Rogers County District 2 Commissioner Mike Helm has plans to recuperate costs on a drilling rig by subcontracting to area counties.
The $583,938 Casa Grande drilling rig was purchased earlier this year. 
The drill could be digging up revenue for the county but it’s the origin of the purchase that has been sparking interest.
Commonly referred to as “the bridge machine” a number of citizens have made inquiries about why the county made the purchase, what they will use it for and who is qualified to operate the machinery.
The purchase was made from Boxcer Equipment and reimbursed by the Federal Emergency Management Agency (FEMA) under the Keetonville Road alternative project.
The intent of the purchase was to provide equipment to be used for drilling piers for bridge projects, according to Helm.
“To build our bridges we have to hire someone to drill pilot holes,” Helm said.
For example, when there are about 16 holes on a project, the cost could be approximately $45,000 plus crane rental, according to Helm.
“With this drill, this cost doesn’t exist,” Helm said.
Helm also explained that employees would be attending training to operate the equipment.
Recently Helm has also been promoting another use for the equipment.
The rig could be rented to area counties, producing revenue for Rogers County.
This would include labor charges for the time Rogers County employees would use to run the equipment for those agencies, according to Helm.
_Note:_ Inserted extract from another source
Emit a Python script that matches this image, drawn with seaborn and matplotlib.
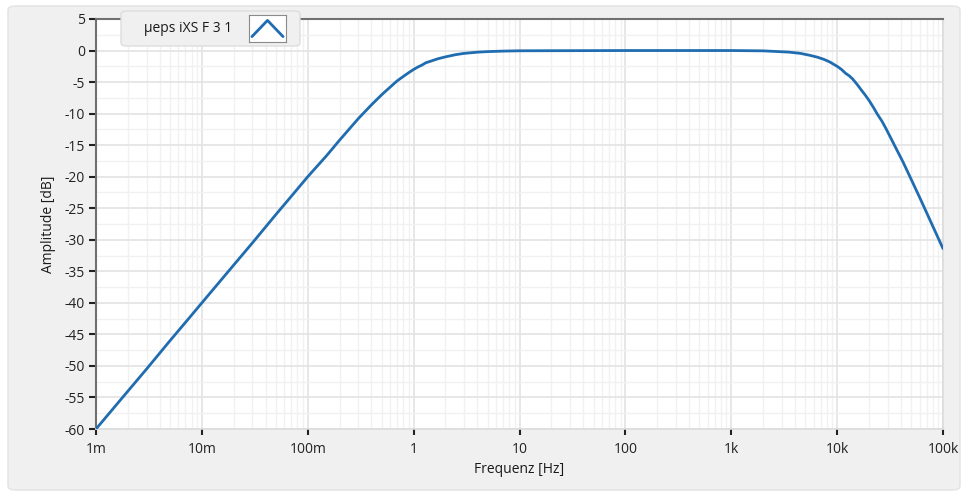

Helm’s plan is to work with the Circuit Engineering District to offer the service.
“We, the CED, would set up a rental with the CED for other counties, including the hours and operation costs for running the machine,” Helm said.
In addition, John Bickensderfer of Guy Engineering promoted the equipment rental on behalf of Helm via email to several local county commissioners.
“Commissioner Mike Helm’s District 2 is the proud owner of a drilling rig,” Bickensderfer wrote. “Commissioner Helm is working on establishing an hourly rate for drilling foundations for other counties.”
Rogers County also planned to promote the equipment in the Rogers County newsletter with the help of Public Information Officer Kristen Bergman.
Bergman, whom was paid approximately $12,000 from t-highway funds to help with public relations, was asked to include pictures and information about the rig in the August newsletter, according to emails.
In addition to those services, Bergman was asked to provide information to help with Helm’s recent re-election campaign, according to the email correspondence.
Despite the proposal to put the machine to work, it has not been used on a project to date, according to Helm.
FEMA was contacted to determine if equipment that was purchased with federal money could be used a revenue source for Rogers County.
No response was provided by presstime.
Another issue is the way the equipment was purchased.
Helm entered into a lease purchase agreement dated Feb. 27 with Welch State Bank for $330,910.04.
Rogers County paid $250,000 as a down payment on the equipment.
The equipment was purchased from Boxcer Equipment, however originated from Venture Drilling Supply in Tahlequah.
It is not clear why Helm chose to purchase the equipment from Boxcer Equipment as it could have been purchased directly from Venture Drilling, according to Tyler Williams, Venture Drilling sales representative. 
Additionally, Venture Drilling will be the supplier for equipment training for the county, according Helm.
Officials with Venture were contacted to determine the price that was paid by Boxcer for the drill, however they would not provide the information stating contractual agreements prohibit them from doing so.
“We can quote a new rig, but it could be $20,000, $50,000 or $100,000 off the price of what they [Rogers County] paid for it,” Venture officials said.
The officials said that Boxcer Equipment could provide the information.
Boxcer Equipment was contacted but would not comment.
Upon further contact with the salesman, Williams, it was found that it is common practice for businesses to markup products for resale. 
“That piece of equipment was brand new,” Williams said. 
Boxcer Equipment likely added a 10 to 15 percent mark up on the equipment, according to Williams.
During the interview Williams was asked about his involvement in the purchase.
His response was limited, but Williams also explained Helm’s proposed use of the equipment.
“Their idea was to rent it out and will help out other counties that did not have the big equipment.”
Williams did not offer any further explanation of why the equipment was not bought directly from Venture.